Aujourd'hui, le directeur de l'Agence de santé promet "une remise aux normes" de Kaleveleve en 2016 avec des "travaux d'entretien : toiture et peinture" actuellement expertisés par des cabinets d'études.

Pour la suite, Alain Soeur annonce "un projet ambitieux de restructuration lourde" ajoutant: "l'ambition de l'Agence de santé est de doter cet établissement d'un plateau technique beaucoup mieux adapté avec un service d'urgence complètement neuf et un lit de soins intensifs".
Et le directeur d'admettre que les locaux des urgences sont "trop petits (et) ne permettent pas au personnel de travailler dans de bonnes conditions". 
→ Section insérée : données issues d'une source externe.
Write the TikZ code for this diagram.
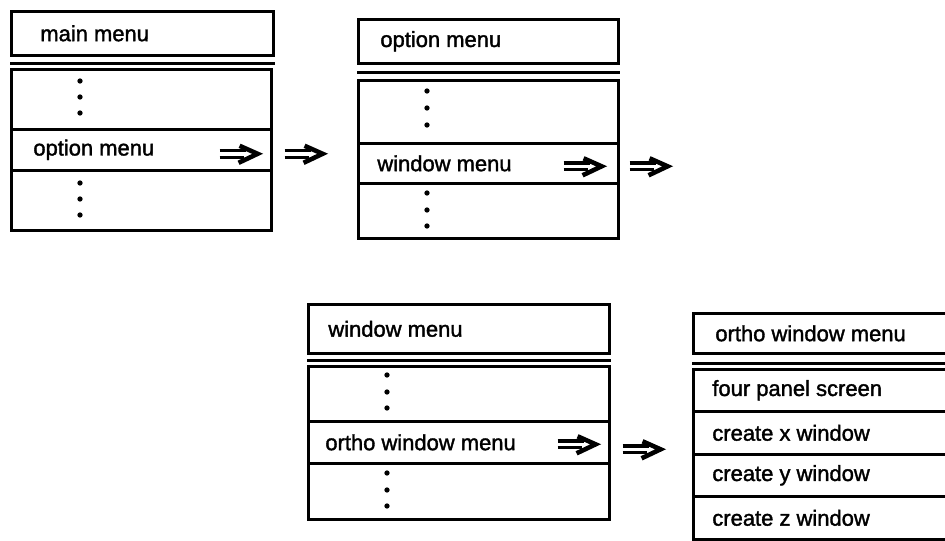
\documentclass[tikz,border=0pt]{standalone}
\usepackage{fontspec}
\setmainfont{Liberation Sans}[FakeBold=1.6]
\usetikzlibrary{positioning}
\tikzset{
  cell/.style    = {draw, line width=1.5pt, anchor=north west, inner sep=0pt,
                    minimum width=#1},
  item/.style    = {inner sep=0pt, anchor=west, font=\fontsize{12.5}{15}\selectfont},
  sep/.style     = {line width=1.8pt},
  menudot/.style = {fill=black},
  implies/.pic   = {
    \draw[line width=1.9pt] (-38,-3.4) -- (-12,-3.4) (-38,3.4) -- (-14,3.4);
    \draw[line width=2.6pt, line join=miter] (-18,-8) -- (0,0) -- (-19,9);
  },
}

\begin{document}
\begin{tikzpicture}[x=0.02cm, y=-0.02cm]
  \path[use as bounding box, clip] (0,0) rectangle (945,540);

  % main menu
  \node[cell=5.24cm, minimum height=0.88cm] (a0) at (10,10) {};
  \node[item, right=0.6cm of a0.west] (a0t) {main menu};
  \draw[sep] ([yshift=-0.14cm]a0.south west) -- ([yshift=-0.14cm]a0.south east);
  \node[cell=5.2cm, minimum height=1.2cm]  (a1) at (10,68)  {};
  \node[cell=5.2cm, minimum height=0.82cm] (a2) at (10,128) {};
  \node[cell=5.2cm, minimum height=1.2cm]  (a3) at (10,169) {};
  \node[item, right=0.46cm of a2.west] (a2t) {option menu};
  \foreach \y in {81,97,113,183,199,215} \fill[menudot] (80,\y) circle (1.5pt);
  \pic at ([xshift=-0.3cm, yshift=-0.08cm]a2.east) {implies};
  \pic at ([xshift=1.0cm, yshift=-0.08cm]a2.east) {implies};

  % option menu
  \node[cell=5.2cm, minimum height=0.88cm] (b0) at (357,18) {};
  \node[item, right=0.46cm of b0.west] (b0t) {option menu};
  \draw[sep] ([yshift=-0.16cm]b0.south west) -- ([yshift=-0.16cm]b0.south east);
  \node[cell=5.2cm, minimum height=1.26cm] (b1) at (357,79)  {};
  \node[cell=5.2cm, minimum height=0.8cm]  (b2) at (357,142) {};
  \node[cell=5.2cm, minimum height=1.1cm]  (b3) at (357,182) {};
  \node[item, right=0.4cm of b2.west] (b2t) {window menu};
  \foreach \y in {91,108,125,193,210,226} \fill[menudot] (427,\y) circle (1.5pt);
  \pic at ([xshift=-0.36cm, yshift=-0.06cm]b2.east) {implies};
  \pic at ([xshift=0.96cm, yshift=-0.06cm]b2.east) {implies};

  % window menu
  \node[cell=6.02cm, minimum height=0.98cm] (c0) at (307,303) {};
  \node[item, right=0.42cm of c0.west] (c0t) {window menu};
  \draw[sep] ([yshift=-0.12cm]c0.south west) -- ([yshift=-0.12cm]c0.south east);
  \node[cell=6.02cm, minimum height=1.1cm]  (c1) at (307,365) {};
  \node[cell=6.02cm, minimum height=0.84cm] (c2) at (307,420) {};
  \node[cell=6.02cm, minimum height=1.12cm] (c3) at (307,462) {};
  \node[item, right=0.36cm of c2.west] (c2t) {ortho window menu};
  \foreach \y in {375,392,408,473,490,506} \fill[menudot] (387,\y) circle (1.5pt);
  \pic at ([xshift=-0.3cm, yshift=-0.04cm]c2.east) {implies};
  \pic at ([xshift=1.0cm, yshift=-0.14cm]c2.east) {implies};

  % ortho window menu
  \node[cell=5.3cm, minimum height=0.8cm] (d0) at (692,312) {};
  \node[item, right=0.46cm of d0.west] (d0t) {ortho window menu};
  \draw[sep] ([yshift=-0.18cm]d0.south west) -- ([yshift=-0.18cm]d0.south east);
  \node[cell=5.3cm, minimum height=0.84cm] (d1) at (692,368) {};
  \node[cell=5.3cm, minimum height=0.86cm] (d2) at (692,410) {};
  \node[cell=5.3cm, minimum height=0.84cm] (d3) at (692,453) {};
  \node[cell=5.3cm, minimum height=0.86cm] (d4) at (692,495) {};
  \node[item, right=0.4cm of d1.west] (d1t) {four panel screen};
  \node[item, right=0.4cm of d2.west] (d2t) {create x window};
  \node[item, right=0.4cm of d3.west] (d3t) {create y window};
  \node[item, right=0.4cm of d4.west] (d4t) {create z window};

\end{tikzpicture}
\end{document}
Un concours d'architectes a été organisé pour réaliser ces nouveaux bâtiments. Les représentants de chacune des cinq équipes retenues ont été amenés à Kaleveleve le 20 octobre pour se rendre compte des contraintes sur le terrain. Leurs copies, sur leur projet définitif, sont attendues dans le courant du premier trimestre 2016.

Quant à la promesse de George Pau-Langevin d'envoyer une mission de l'Inspection des affaires sociales examiner sur place les besoins de l'hôpital, Alain Soeur affirme que "le préfet a sollicité le ministère de la santé sur cette mission et c'est au ministère d'apporter sa réponse".